Relationships of the past, present and future helps in understanding my significant self, including my motivation, feeling, and self-esteem, in order to better give and receive changing in healthy ways. What did I do? What am I doing? What will I do? All these are the question people have to ask themselves. I view the things I did in the past as a contrast to what I have done during adventure. What about beyond adventure? What’s next? The future outcome will always turn out to be the most valuable issue. It is advisable the participants equip themselves for gripping such a precious opportunity to bring themselves one step closer to the dignitarial life, as a result of valuable adventure. So writing this essay has its merit and I think that’s why we are told to do so. I personally interpret this essay as a personal written account, which is more of a mean of expanding and corroborating my individual growth than just a source of data in myself [2]. Writing what I feel allows me to figure out and reveal a greater depth of understanding about my own response to a specific context and to the whole experience.
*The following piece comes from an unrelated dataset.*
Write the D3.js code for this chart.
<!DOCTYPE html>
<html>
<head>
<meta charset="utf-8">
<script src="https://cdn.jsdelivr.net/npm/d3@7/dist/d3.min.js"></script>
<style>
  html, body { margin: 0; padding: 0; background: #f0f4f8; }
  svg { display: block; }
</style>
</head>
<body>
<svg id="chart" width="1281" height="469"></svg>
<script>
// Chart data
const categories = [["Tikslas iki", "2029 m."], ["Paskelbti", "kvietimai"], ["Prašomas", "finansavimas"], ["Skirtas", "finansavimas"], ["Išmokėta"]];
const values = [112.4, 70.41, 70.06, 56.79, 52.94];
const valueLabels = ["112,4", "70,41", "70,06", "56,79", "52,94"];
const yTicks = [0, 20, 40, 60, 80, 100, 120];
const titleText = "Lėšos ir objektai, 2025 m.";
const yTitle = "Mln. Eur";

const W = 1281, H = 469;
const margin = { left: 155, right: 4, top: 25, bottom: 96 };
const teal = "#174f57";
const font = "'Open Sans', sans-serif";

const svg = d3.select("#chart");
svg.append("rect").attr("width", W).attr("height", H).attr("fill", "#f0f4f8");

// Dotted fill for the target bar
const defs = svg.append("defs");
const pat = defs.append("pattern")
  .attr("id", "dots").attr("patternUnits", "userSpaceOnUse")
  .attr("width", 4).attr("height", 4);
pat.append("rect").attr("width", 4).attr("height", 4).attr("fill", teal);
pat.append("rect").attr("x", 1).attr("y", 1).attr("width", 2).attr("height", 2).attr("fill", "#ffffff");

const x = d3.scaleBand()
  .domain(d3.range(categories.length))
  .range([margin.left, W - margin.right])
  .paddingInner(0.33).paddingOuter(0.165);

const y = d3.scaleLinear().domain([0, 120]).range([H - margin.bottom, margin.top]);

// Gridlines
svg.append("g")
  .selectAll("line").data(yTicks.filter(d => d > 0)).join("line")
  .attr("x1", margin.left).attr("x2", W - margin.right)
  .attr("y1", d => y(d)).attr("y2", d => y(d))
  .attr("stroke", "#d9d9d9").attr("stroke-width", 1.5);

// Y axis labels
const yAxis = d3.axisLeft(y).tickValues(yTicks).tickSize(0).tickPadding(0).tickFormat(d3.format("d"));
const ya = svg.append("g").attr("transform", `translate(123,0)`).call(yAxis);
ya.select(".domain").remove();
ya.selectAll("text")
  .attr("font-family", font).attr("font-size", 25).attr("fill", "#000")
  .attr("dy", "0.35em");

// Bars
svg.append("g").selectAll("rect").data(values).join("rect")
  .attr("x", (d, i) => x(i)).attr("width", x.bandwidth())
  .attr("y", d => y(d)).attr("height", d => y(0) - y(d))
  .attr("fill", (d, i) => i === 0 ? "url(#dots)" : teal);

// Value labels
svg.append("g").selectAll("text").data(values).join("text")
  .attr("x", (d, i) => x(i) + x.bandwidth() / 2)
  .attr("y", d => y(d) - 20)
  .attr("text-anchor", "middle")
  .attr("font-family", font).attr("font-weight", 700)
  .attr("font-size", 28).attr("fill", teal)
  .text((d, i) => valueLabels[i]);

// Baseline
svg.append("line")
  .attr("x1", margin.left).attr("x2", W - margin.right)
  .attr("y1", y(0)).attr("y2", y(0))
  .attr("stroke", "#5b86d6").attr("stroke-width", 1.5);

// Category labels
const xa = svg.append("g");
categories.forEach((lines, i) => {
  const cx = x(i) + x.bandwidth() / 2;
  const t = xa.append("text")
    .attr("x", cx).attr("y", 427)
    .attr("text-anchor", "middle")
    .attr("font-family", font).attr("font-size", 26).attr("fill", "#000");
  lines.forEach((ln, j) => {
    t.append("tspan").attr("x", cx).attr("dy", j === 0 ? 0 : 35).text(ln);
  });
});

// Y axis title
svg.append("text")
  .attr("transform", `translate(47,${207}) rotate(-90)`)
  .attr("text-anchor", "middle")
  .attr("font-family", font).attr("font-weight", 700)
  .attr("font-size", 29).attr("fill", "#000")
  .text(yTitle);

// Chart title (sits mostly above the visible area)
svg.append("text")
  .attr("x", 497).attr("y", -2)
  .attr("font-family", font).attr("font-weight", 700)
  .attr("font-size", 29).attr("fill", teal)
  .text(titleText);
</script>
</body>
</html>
So what exactly is experience to me? I have been told tens of various definitions. After interpretation I would like to state it as which create, provide and invent knowledge for the future. Why do we long for so-called valuable experience? The valuable experience is viewed as such because it is distinguished from traditional knowledge, which sometimes is attainable by reason alone. It is merely a kind of priori knowledge, whilst knowledge based upon experience is called a posteriori knowledge [3]. The learning from valuable experience could be a bit ideal and it still would be fine. After that I learn what I want, what I need, and what actually I am insisting on. That’s what I could come up with at present. But of course the issues are not just that simple. Experiential learning offers adversity. The appearance of adversity usually turns out to be an expansion of comfort zone, allowing me to rearrange the belief of life and its preference, mending some of my unconstructive habitats, leaving meaningless boundary and persistence, and even making a brand new choice of direction of life and focus. In the past, the faith on my religion was not that tough. The situation had not been changed regardless of how much related books read. I was tired of figuring it out, just because I lacked one single element in my concept i.e. the faith, which is able to solidify my religionary knowledge, concepts, ideas. I emphasize it as the high peak experience in this short journey of adventure based counseling.
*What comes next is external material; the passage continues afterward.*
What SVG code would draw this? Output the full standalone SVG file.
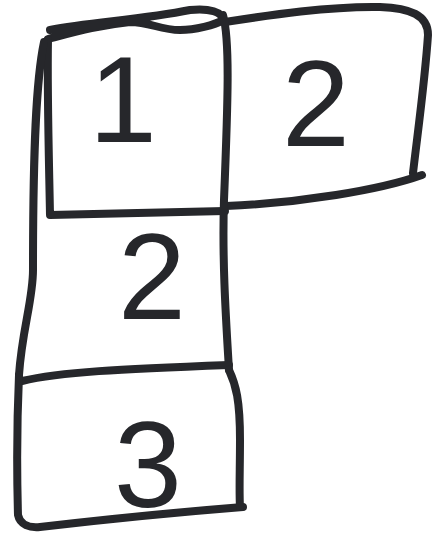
<svg xmlns="http://www.w3.org/2000/svg" width="432" height="538" viewBox="0 0 432 538">
<style>
.s{fill:none;stroke:#26272b;stroke-width:8;stroke-linecap:round;stroke-linejoin:round}
.t{font-family:"Liberation Sans",Arial,sans-serif;font-size:122px;fill:#26272b;text-anchor:middle}
</style>
<rect width="432" height="538" fill="#fff"/>
<g id="cell1">
<path class="s" d="M50,30 C90,22 140,20 190,10 C210,8 222,12 223,20 C215,25 195,30 180,30 C160,30 150,22 130,22 C100,25 75,32 48,39"/>
<path class="s" d="M48,40 C47,90 49,160 50,215 L225,211"/>
<text class="t" x="123" y="142">1</text>
</g>
<g id="cell2a">
<path class="s" d="M225,22 C270,15 330,6 380,7 C410,8 428,15 428,35 C425,80 418,130 413,173"/>
<path class="s" d="M422,175 C380,190 300,203 226,206"/>
<text class="t" x="316" y="146">2</text>
</g>
<g id="cell2b">
<path class="s" d="M44,42 C36,80 33,150 33,270 C33,300 22,330 19,375"/>
<path class="s" d="M223,15 C230,40 228,100 224,200 C222,260 226,320 229,370"/>
<path class="s" d="M22,381 C60,372 120,369 229,365"/>
<text class="t" x="152" y="319">2</text>
</g>
<g id="cell3">
<path class="s" d="M19,375 C17,420 17,480 18,515 C20,525 30,528 40,527 C100,520 180,512 243,507"/>
<path class="s" d="M229,370 C236,385 240,400 240,440 C240,470 239,490 240,507"/>
<text class="t" x="148" y="507">3</text>
</g>
<g id="connectors"></g>
</svg>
Debriefing the experience is to shift an experience beyond just learning by doing. The major reason of debriefing is to allow participants the opportunity to integrate their learning. I have a sense of closure or completeness of my experience. In order for myself to take what I have experienced and use it effectively in own present daily life, I have to think about it and interpret its meaning, significance for myself [1]. I gradually learn how to expand the learning potential via the reflection and some application steps taught. The results of each challenge come to life every time when I could ask myself appropriate questions to initialize thinking and even mediation. I found this part significantly crucial since it helps me explore the activities from my own perspectives, generalizing to my own life and see how to apply what I have learned in the future, which help reach the goal we set at present; otherwise, things turn out to be meaningless and much of the benefits would be lost. Let’s keep asking ourselves “How can I apply the life skill that you practiced in the near future?”
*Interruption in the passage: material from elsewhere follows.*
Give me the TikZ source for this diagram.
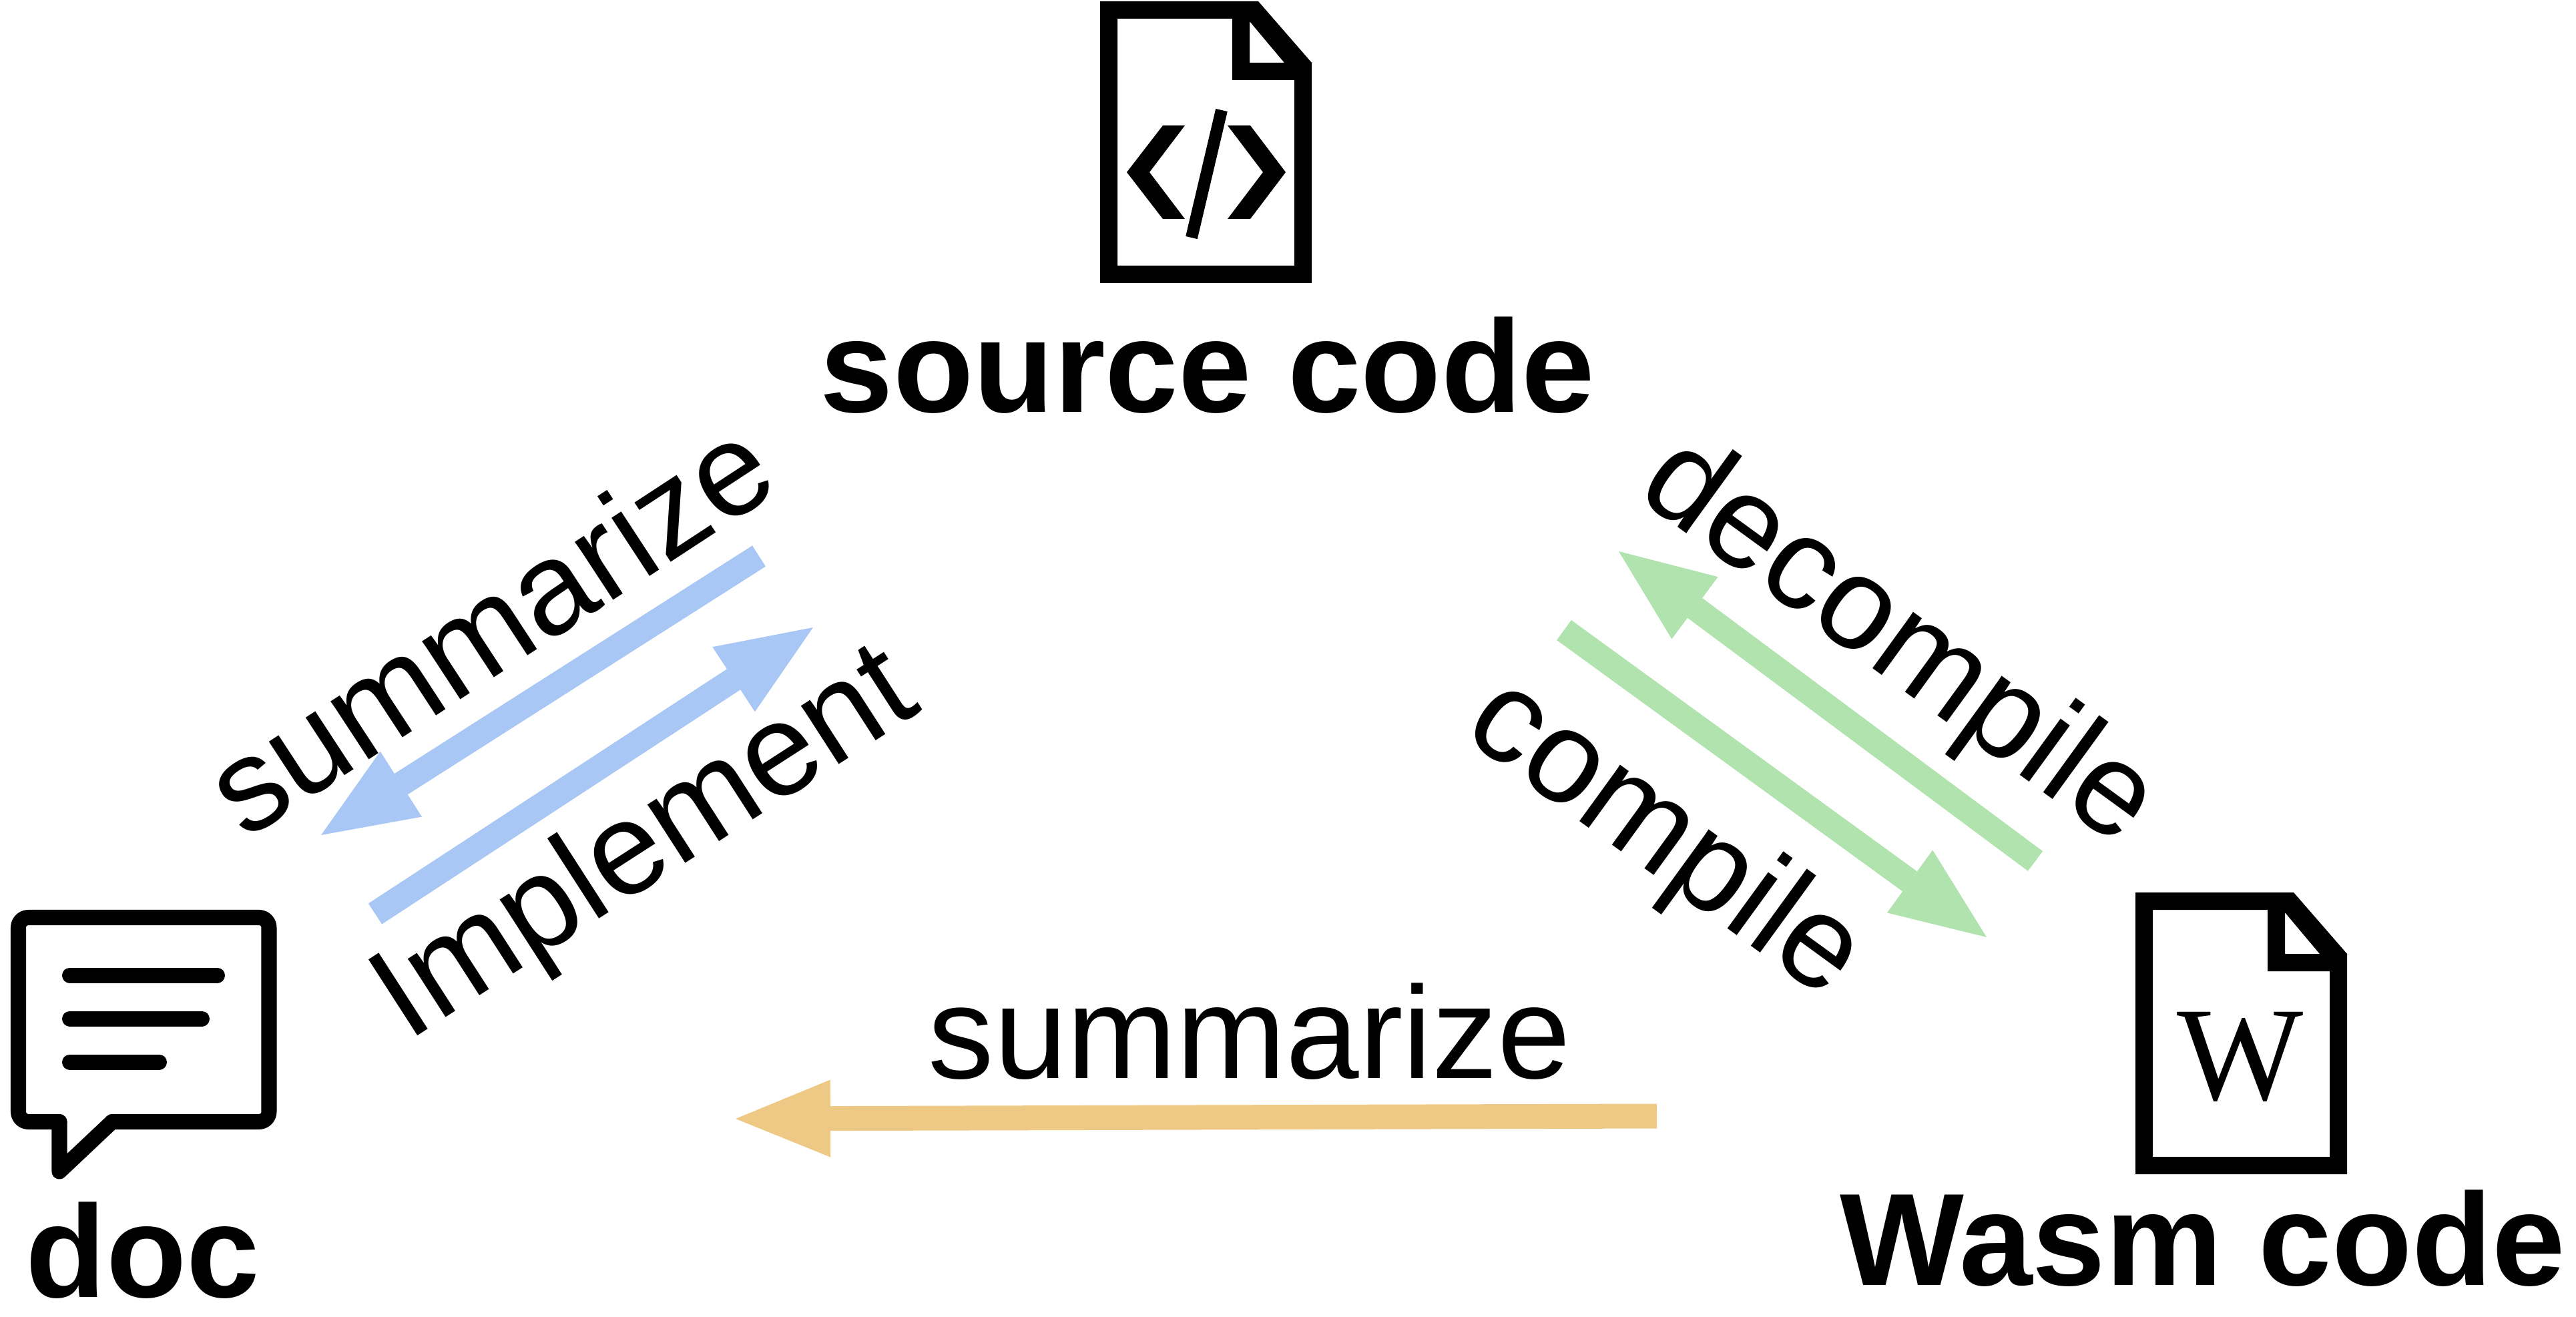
\documentclass[tikz,border=0pt]{standalone}
\usepackage{fontspec}
\setmainfont{Liberation Sans}
\newfontfamily\wasmfont{Liberation Serif}
\usetikzlibrary{arrows.meta}
\definecolor{bluearrow}{HTML}{A9C7F5}
\definecolor{greenarrow}{HTML}{B0E3AE}
\definecolor{orangearrow}{HTML}{EEC885}
\tikzset{
  iconlabel/.style={inner sep=0pt, anchor=base, font=\fontsize{56}{60}\selectfont\bfseries},
  arrowlabel/.style={inner sep=0pt, anchor=base, font=\fontsize{56}{60}\selectfont},
  flowarrow/.style={line width=0.37cm, -{Triangle[length=1.42cm,width=1.16cm,line width=0pt]}},
  docline/.style={line width=0.23cm, line cap=round, line join=round},
  pics/fileicon/.style={code={
    \fill[black, even odd rule]
      (0,0) -- (237,0) -- (317,92) -- (317,422) -- (0,422) -- cycle
      (26,26) -- (198,26) -- (198,118) -- (291,118) -- (291,396) -- (26,396) -- cycle
      (224,30) -- (224,92) -- (276,92) -- cycle;
  }}
}
\begin{document}
\begin{tikzpicture}[x=0.01cm, y=-0.01cm]
    \useasboundingbox (0,0) rectangle (3859,1973);

    % source code icon
    \pic at (1648,2) {fileicon};
    \fill (1742,188) -- (1775,188) -- (1722,258) -- (1775,328) -- (1742,328) -- (1688,258) -- cycle;
    \fill (1839,188) -- (1873,188) -- (1926,258) -- (1873,328) -- (1839,328) -- (1892,258) -- cycle;
    \draw[line width=0.18cm] (1830,165) -- (1785,356);
    \node[iconlabel] (source) at (1809,617) {source code};

    % doc icon
    \draw[docline, rounded corners=0.15cm] (89,1680.5) -- (27.5,1680.5) -- (27.5,1374.5) -- (403,1374.5)
      -- (403,1680.5) -- (168,1680.5);
    \draw[docline] (89,1680.5) -- (89,1755) -- (168,1680.5);
    \draw[docline] (104.5,1461) -- (325.5,1461);
    \draw[docline] (104.5,1526) -- (302.5,1526);
    \draw[docline] (104.5,1591) -- (238.5,1591);
    \node[iconlabel] (doc) at (214,1943) {doc};

    % wasm icon
    \pic at (3199,1337) {fileicon};
    \node[inner sep=0pt, font=\fontsize{57}{60}\selectfont\wasmfont] (w) at (3356,1583) {W};
    \node[iconlabel] (wasm) at (3300,1925) {Wasm code};

    \coordinate (sumtail) at (1137,833);
    \coordinate (sumtip) at (481,1251);
    \coordinate (imptail) at (562,1369);
    \coordinate (imptip) at (1218,940);
    \coordinate (dectail) at (3049,1290);
    \coordinate (dectip) at (2425,826);
    \coordinate (comtail) at (2343,944);
    \coordinate (comtip) at (2976,1404);
    \coordinate (wsumtail) at (2482,1672);
    \coordinate (wsumtip) at (1102,1676);

    \draw[flowarrow, bluearrow] (sumtail) -- (sumtip);
    \draw[flowarrow, bluearrow] (imptail) -- (imptip);
    \draw[flowarrow, greenarrow] (dectail) -- (dectip);
    \draw[flowarrow, greenarrow] (comtail) -- (comtip);
    \draw[flowarrow, orangearrow] (wsumtail) -- (wsumtip);

    \node[arrowlabel, rotate=33.2] (sumlabel) at (770,996) {summarize};
    \node[arrowlabel, rotate=32.8] (implabel) at (997,1312) {Implement};
    \node[arrowlabel, rotate=-36] (declabel) at (2812,1006) {decompile};
    \node[arrowlabel, rotate=-36] (comlabel) at (2462,1300) {compile};
    \node[arrowlabel] (wsumlabel) at (1872,1615) {summarize};
\end{tikzpicture}
\end{document}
So I think it is a good chance to answer this question here. However, first, at present, let’s have my future goal set, at the time when the trust has been built and becomes accessible. Well, I don’t know goal setting will give me long-term vision or merely short-term motivation. I at least, however, know precisely what I want to achieve and what I have to concentrate on and improve. I fail to recall any of my dreams I had when I was a kid. But I know how many I have accomplished. None of them. Whatever, I am looking forward to those coming. Well, partnership seemed not to be significant to me in the past. I built up most of the ideas and decisions on self-centered basic, seldom concerning other people’s aid, in terms no matter of games or works. Actually I didn’t know partnership is not that simple. Neither did I try to step out of my comfort zone. I was always confining myself inside a groan zone and struggling. Although it is likely to enhance my capability of rivalry, I lost many, which I found turned out not to be worth. I am confident that I don’t lack of personal competence while now I need more belongingness in the community, in the partnership and among the buddies. I will raise more concern and awareness on people who are fighting for the same things, sharing the same views and the same exact belief. During adventure based counseling, teammates which are working together to overcome tasks and even risks research their common goal and target. The existence of small teams provides me with safe environment, supportive atmosphere as well as positive model when facing challenges and risks. Partnership is a power anyway.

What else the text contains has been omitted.